Bloomsbury Institute v Office for Students: Implications for the sector

In August 2020, the Office for Students lost on appeal in a judicial review of its decision to refuse registration to the Bloomsbury Institute. This has significant consequences for the sector, indicating that the Office for Students should be working in a more open and transparent way when making policy decisions. The court found that the issues affecting the Bloomsbury Institute (in particular, relating to the baselines for quality indicators) were policy rather than merely operational matters. The Office for Students should therefore have carried out publication and consultation of the baseline minimum performance thresholds being used.

Background

The Bloomsbury Institute (formerly known as the London School of Business and Management) was refused registration in May 2019 on the basis of quality. The Office for Students considered that the Bloomsbury Institute had not performed well enough in relation to two criteria relevant to condition B3, which makes registration conditional on a higher education provider “securing successful outcomes for all its students”.

The Bloomsbury Institute was granted permission for a judicial review of the Office for Students’ decision, but its case was initially dismissed on all grounds. In August, however, the Bloomsbury Institute successfully appealed. The Office for Students’ decision to refuse registration was quashed on a number of grounds. We examine these grounds below.

Delegation: policy or operational?

The Bloomsbury Institute’s application was assessed against internal Office for Students guidance, prepared by the OfS’s Director of Competition and Registration. This guidance specified how OfS assessors were to evaluate the B3 performance thresholds, including student continuation and progression rates.  It also made allowance for certain demographic factors (for example, students having left school without taking A-levels) and for part-time courses.  It did not make any such allowance for courses that included a foundation year. At the Bloomsbury Institute, 88% of students were enrolled on a four-year course which included a foundation year, enabling a non-traditional route to higher education.

The decisions on how the B3 performance thresholds should be adjusted were held by the Court of Appeal to be policy decisions, not merely operational matters.
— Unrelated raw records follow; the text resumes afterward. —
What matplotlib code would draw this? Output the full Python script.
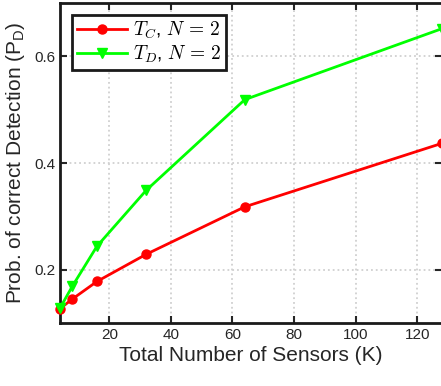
import matplotlib
matplotlib.use("Agg")
import matplotlib.pyplot as plt

# data
sensors = [4, 8, 16, 32, 64, 128]
pd_tc = [0.127, 0.145, 0.178, 0.229, 0.318, 0.437]
pd_td = [0.128, 0.169, 0.244, 0.349, 0.519, 0.652]
xticks = [20, 40, 60, 80, 100, 120]
yticks = [0.2, 0.4, 0.6]

plt.rcParams["font.family"] = ["Liberation Sans", "DejaVu Sans"]
plt.rcParams["mathtext.fontset"] = "cm"
plt.rcParams["mathtext.rm"] = "Liberation Sans"

fig = plt.figure(figsize=(4.41, 3.86), dpi=100)
ax = fig.add_axes([0.136, 0.163, 0.866, 0.829])

ax.plot(sensors, pd_tc, color="#ff0000", lw=2, marker="o", ms=6.5,
        label=r"$T_C$, $N\,=\,2$", clip_on=False, zorder=3)
ax.plot(sensors, pd_td, color="#00ff00", lw=2, marker="v", ms=7.5,
        label=r"$T_D$, $N\,=\,2$", clip_on=False, zorder=3)

ax.set_xlim(4, 128)
ax.set_ylim(0.1, 0.7)
ax.set_xticks(xticks)
ax.set_yticks(yticks)
ax.tick_params(direction="in", length=5, width=1.5, top=True, right=True,
               labelsize=11, colors="#262626")
ax.grid(True, ls=":", lw=1.3, color="#d0d0d0")
for sp in ax.spines.values():
    sp.set_linewidth(2)
    sp.set_color("#1a1a1a")

ax.set_xlabel("Total Number of Sensors (K)", fontsize=15, color="#262626",
              labelpad=3)
ax.set_ylabel("Prob. of correct Detection (P$_{\\mathrm{D}}$)", fontsize=15,
              color="#262626", labelpad=5, math_fontfamily="custom")

leg = ax.legend(loc="upper left", prop={"size": 14, "math_fontfamily": "cm"},
                fancybox=False, framealpha=1, edgecolor="#1a1a1a",
                borderpad=0.25, handlelength=2.6, handletextpad=0.3,
                labelspacing=0.15, borderaxespad=0.6)
leg.get_frame().set_linewidth(2)

fig.savefig("out.png", dpi=100)
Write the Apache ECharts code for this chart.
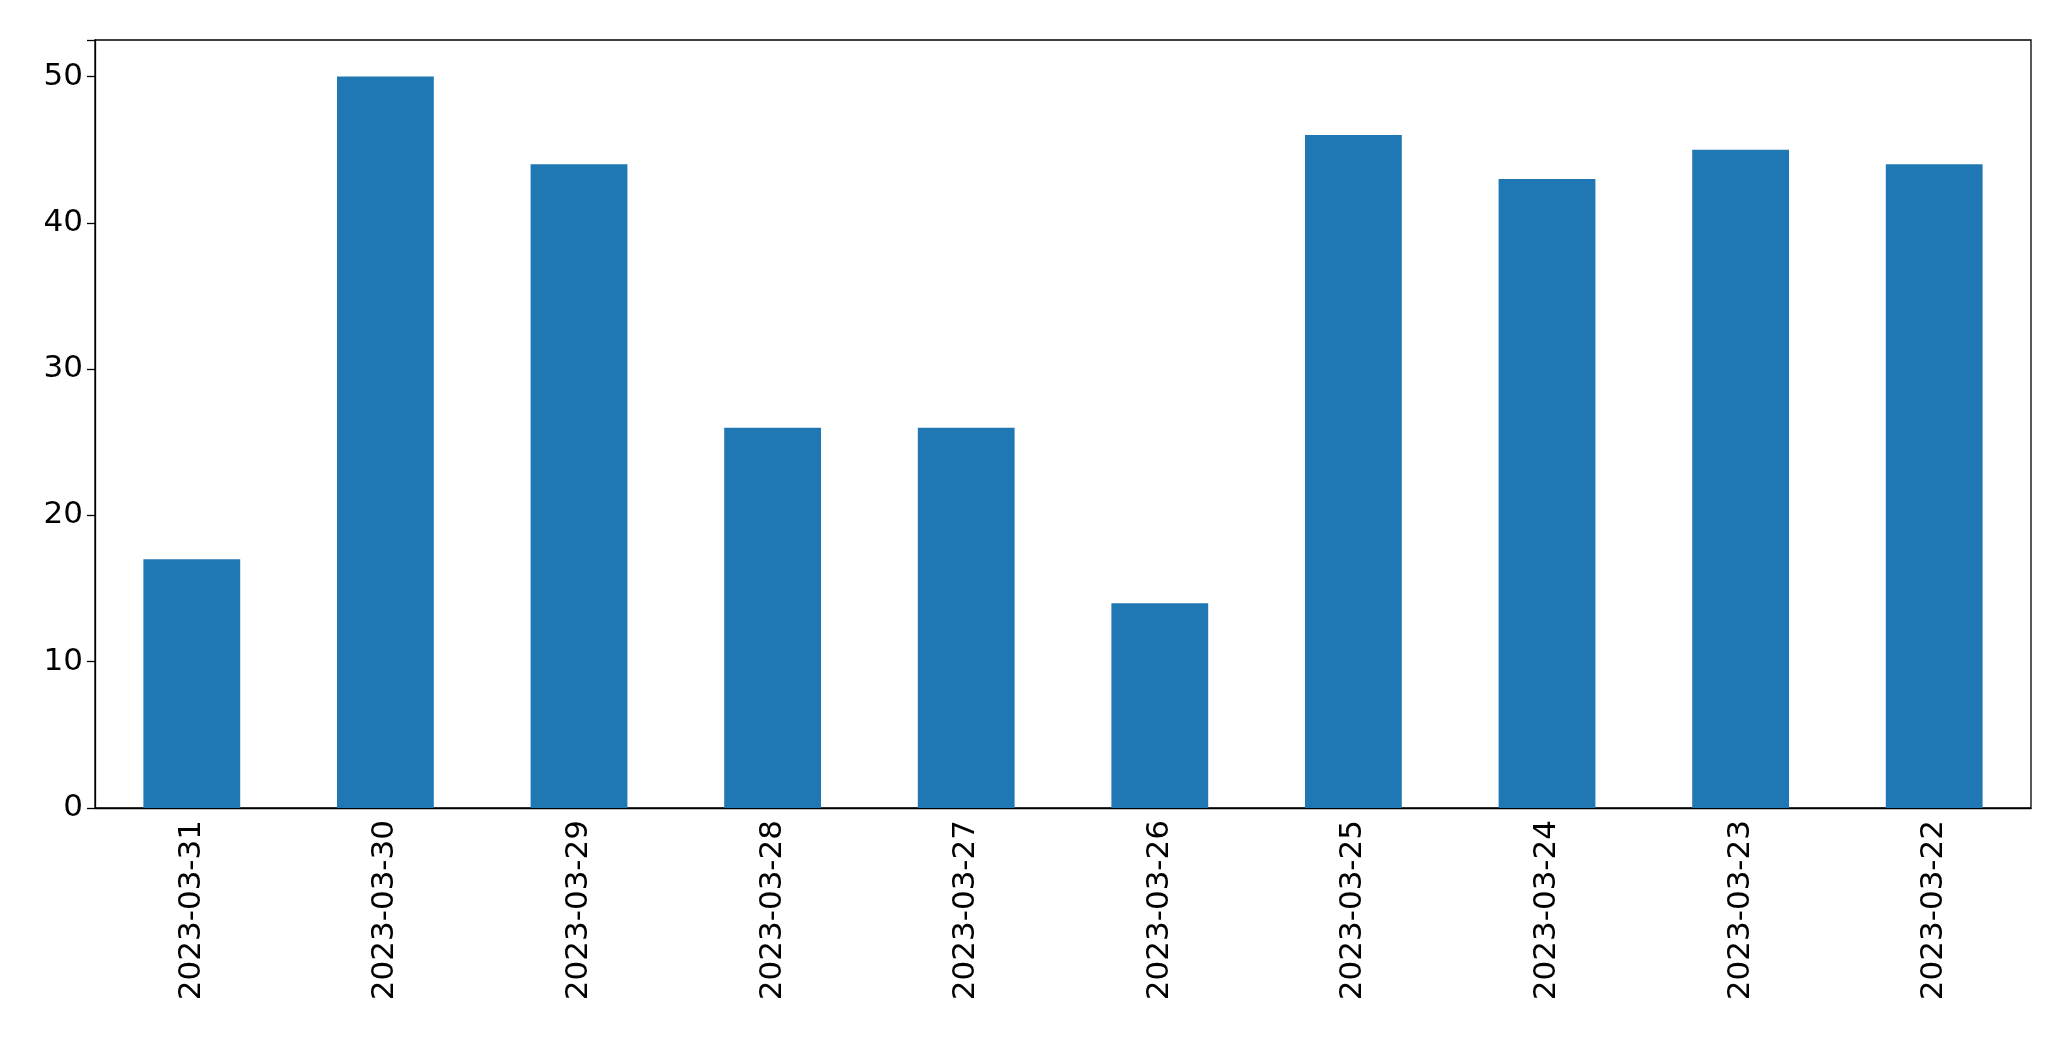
<!DOCTYPE html>
<html><head><meta charset="utf-8">
<script src="https://cdn.jsdelivr.net/npm/echarts@6/dist/echarts.min.js"></script>
<style>html,body{margin:0;padding:0;background:#fff}#c{width:2071px;height:1061px}</style>
</head><body><div id="c"></div>
<script>
const categories = ["2023-03-31","2023-03-30","2023-03-29","2023-03-28","2023-03-27","2023-03-26","2023-03-25","2023-03-24","2023-03-23","2023-03-22"];
const values = [17, 50, 44, 26, 26, 14, 46, 43, 45, 44];
const yTicks = [0, 10, 20, 30, 40, 50];
const chart = echarts.init(document.getElementById('c'));
const font = 'DejaVu Sans';
chart.setOption({
  animation: false,
  grid: {left: 95, right: 40, top: 40, bottom: 253, show: true, borderColor: '#000', borderWidth: 1.3},
  xAxis: {type: 'category', data: categories,
    axisLine: {lineStyle: {color: '#000', width: 1.3}},
    axisTick: {alignWithLabel: true, length: 8, lineStyle: {color: '#000', width: 1.3}},
    axisLabel: {rotate: 90, color: '#000', fontSize: 31, fontFamily: font, margin: 12}},
  yAxis: {type: 'value', min: 0, max: 52.5, interval: 10,
    splitLine: {show: false},
    axisLine: {show: true, lineStyle: {color: '#000', width: 1.3}},
    axisTick: {show: true, length: 8, lineStyle: {color: '#000', width: 1.3}},
    axisLabel: {color: '#000', fontSize: 31, fontFamily: font, margin: 12,
      formatter: v => yTicks.includes(v) ? String(v) : ''}},
  series: [{type: 'bar', data: values, barWidth: '50%', itemStyle: {color: '#1f77b4'}}]
});
</script></body></html>
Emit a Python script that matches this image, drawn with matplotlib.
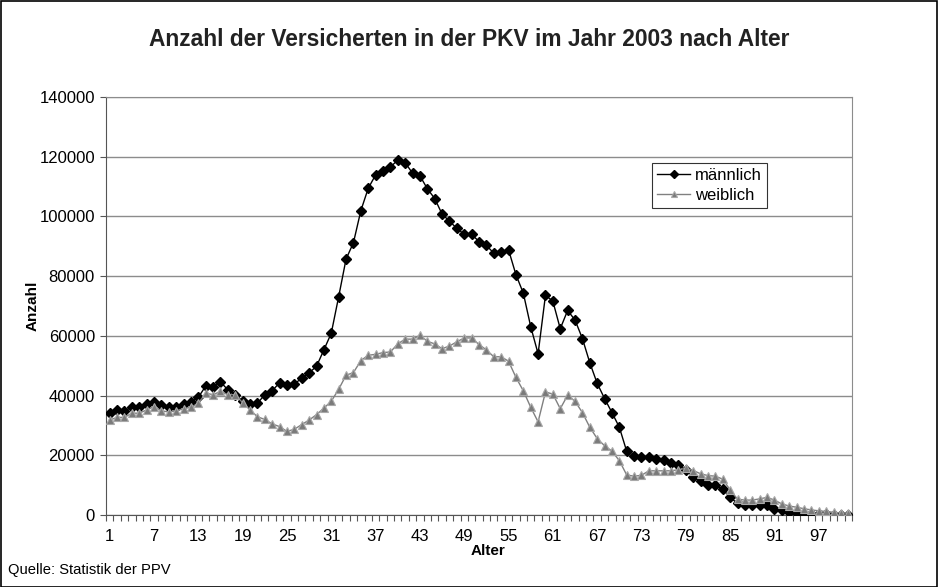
import numpy as np
import matplotlib
matplotlib.use('Agg')
import matplotlib.pyplot as plt
from matplotlib.patches import Rectangle

plt.rcParams.update({'font.family': ['Liberation Sans', 'DejaVu Sans']})

# Alter 1..101
ages = np.arange(1, 102)

# Versicherte in Tausend
maennlich = [34.1, 35.2, 34.9, 36.1, 36.3, 37.2, 37.9, 36.7, 36.3, 36.3,
             37.2, 37.9, 39.4, 43.2, 42.8, 44.6, 41.9, 40.3, 38.1, 37.2,
             37.4, 40.3, 41.6, 44.3, 43.4, 43.9, 45.8, 47.6, 49.8, 55.3,
             60.9, 73.1, 85.7, 91.2, 101.9, 109.4, 113.9, 115.3, 116.5, 118.9,
             118.0, 114.5, 113.6, 109.3, 106.0, 100.8, 98.4, 96.0, 94.0, 94.0,
             91.6, 90.3, 87.7, 88.1, 88.8, 80.5, 74.3, 63.1, 54.0, 73.6,
             71.6, 62.4, 68.5, 65.3, 59.1, 51.0, 44.1, 39.0, 34.3, 29.4,
             21.3, 19.8, 19.3, 19.3, 18.7, 18.4, 17.4, 16.6, 15.1, 12.8,
             11.3, 10.2, 9.9, 8.6, 5.9, 3.9, 3.3, 3.2, 3.4, 3.4,
             2.1, 1.6, 1.0, 0.6, 0.4, 0.3, 0.2, 0.2, 0.1, 0.1, 0.05]
weiblich = [31.8, 32.7, 32.7, 34.1, 34.1, 35.2, 36.3, 34.9, 34.5, 34.9,
            35.6, 36.1, 37.4, 40.8, 40.3, 41.4, 40.3, 40.3, 37.6, 35.2,
            32.9, 32.0, 30.5, 29.6, 28.0, 28.7, 30.3, 31.8, 33.6, 35.8,
            38.1, 42.1, 46.8, 47.7, 51.7, 53.5, 53.8, 54.4, 54.6, 57.3,
            58.9, 58.9, 60.2, 58.2, 57.3, 55.7, 56.6, 58.0, 59.3, 59.3,
            57.1, 55.3, 53.0, 53.0, 51.5, 46.1, 41.6, 36.1, 31.2, 41.2,
            40.5, 35.6, 40.1, 38.1, 34.3, 29.4, 25.6, 23.2, 21.4, 18.2,
            13.4, 13.0, 13.3, 14.8, 14.8, 14.8, 14.8, 15.2, 15.6, 14.9,
            13.8, 13.2, 13.0, 12.0, 8.4, 5.3, 5.0, 5.0, 5.4, 5.9,
            5.0, 3.7, 3.0, 2.6, 2.1, 1.7, 1.4, 1.2, 0.9, 0.7, 0.6]

W, H = 938, 587
fig = plt.figure(figsize=(W / 100, H / 100), dpi=100)
fig.subplots_adjust(left=106 / W, right=852 / W, bottom=1 - 515 / H, top=1 - 97 / H)
ax = fig.add_subplot()

ax.plot(ages, np.array(maennlich) * 1000, '-', color='black', lw=1.0,
        marker='D', markersize=4.8, markerfacecolor='black', markeredgecolor='black',
        label='männlich', zorder=3)
ax.plot(ages, np.array(weiblich) * 1000, '-', color='#808080', lw=1.0,
        marker='^', markersize=6, markerfacecolor='#7a7a7a', markeredgecolor='#a8a8a8',
        markeredgewidth=0.8, label='weiblich', zorder=4)

ax.set_xlim(0.5, 101.5)
ax.set_ylim(0, 140000)
ax.set_yticks(np.arange(0, 140001, 20000))
ax.set_yticklabels([str(v) for v in range(0, 140001, 20000)], fontsize=12)
ax.set_xticks(np.arange(1, 98, 6))
ax.set_xticklabels([str(v) for v in range(1, 98, 6)], fontsize=12)
ax.set_xticks(np.arange(0.5, 102, 1), minor=True)
ax.tick_params(axis='x', which='major', length=0, pad=10)
ax.tick_params(axis='x', which='minor', length=4, width=0.8, direction='out', color='#555555')
ax.tick_params(axis='y', length=4, width=0.8, direction='out', color='#555555', pad=4)

ax.grid(axis='y', color='#8c8c8c', lw=1.0)
ax.set_axisbelow(True)
for s in ['top', 'right']:
    ax.spines[s].set_color('#8c8c8c')
for s in ['left', 'bottom']:
    ax.spines[s].set_color('#555555')

ax.set_xlabel('Alter', fontsize=11, fontweight='bold')
ax.xaxis.set_label_coords((488 - 106) / 746, (515 - 551) / 418)
ax.xaxis.label.set_va('center')
ax.set_ylabel('Anzahl', fontsize=11, fontweight='bold', labelpad=0)

leg = ax.legend(loc='upper left', bbox_to_anchor=((652 - 106) / 746, 1 - (163 - 97) / 418),
                fontsize=12, frameon=True, fancybox=False, edgecolor='black',
                handlelength=2.0, borderpad=0.3, labelspacing=0.3, handletextpad=0.3,
                borderaxespad=0, markerscale=0.8)
leg.get_frame().set_linewidth(0.8)

fig.text(469 / W, 1 - 40 / H, 'Anzahl der Versicherten in der PKV im Jahr 2003 nach Alter',
         ha='center', va='center', fontsize=16.4, fontweight='bold', color='#222222')
fig.text(8 / W, 1 - 570 / H, 'Quelle: Statistik der PPV', ha='left', va='center', fontsize=10.6)

fig.patches.append(Rectangle((0.5 / W, 0.5 / H), 1 - 1.5 / W, 1 - 1.5 / H,
                             transform=fig.transFigure, fill=False,
                             edgecolor='black', lw=1.2))

fig.savefig('out.png', dpi=100)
The judge remarked that these baseline decisions “could not by any stretch of the imagination be described as merely operational”.  This meant that they should not have been left to the Director for internal decision-making: she had not been delegated the power to make such policy decisions.

More transparency needed: publication and consultation

Because the baseline decisions were policy decisions, the failure to consult on and publish them constituted unfairness in the treatment of the Bloomsbury Institute. The Office for Students was obliged by common law, provisions in the Higher Education and Research Act and the Regulators’ Code to publish the guidance that set out how they were making these policy decisions. The foundation year course policy decision should have been consulted on when it was at the formative stage.  Instead, insufficient information had been provided to allow the Bloomsbury Institute to participate in informed and meaningful consultation.

What next for the Office for Students?

As a result of the above findings, the court quashed the OfS decision to refuse to register Bloomsbury. The OfS has subsequently approved Bloomsbury Institute’s registration, subject to two specific ongoing conditions of registration under condition B3 relating to student continuation.

This was a significant decision in 2020 by the Court of Appeal, confirming that the Office for Students which was established under the Higher Education and Research Act 2017 as the statutory regulator for higher education in England, is required to conform to the principles of public law in its decision-making.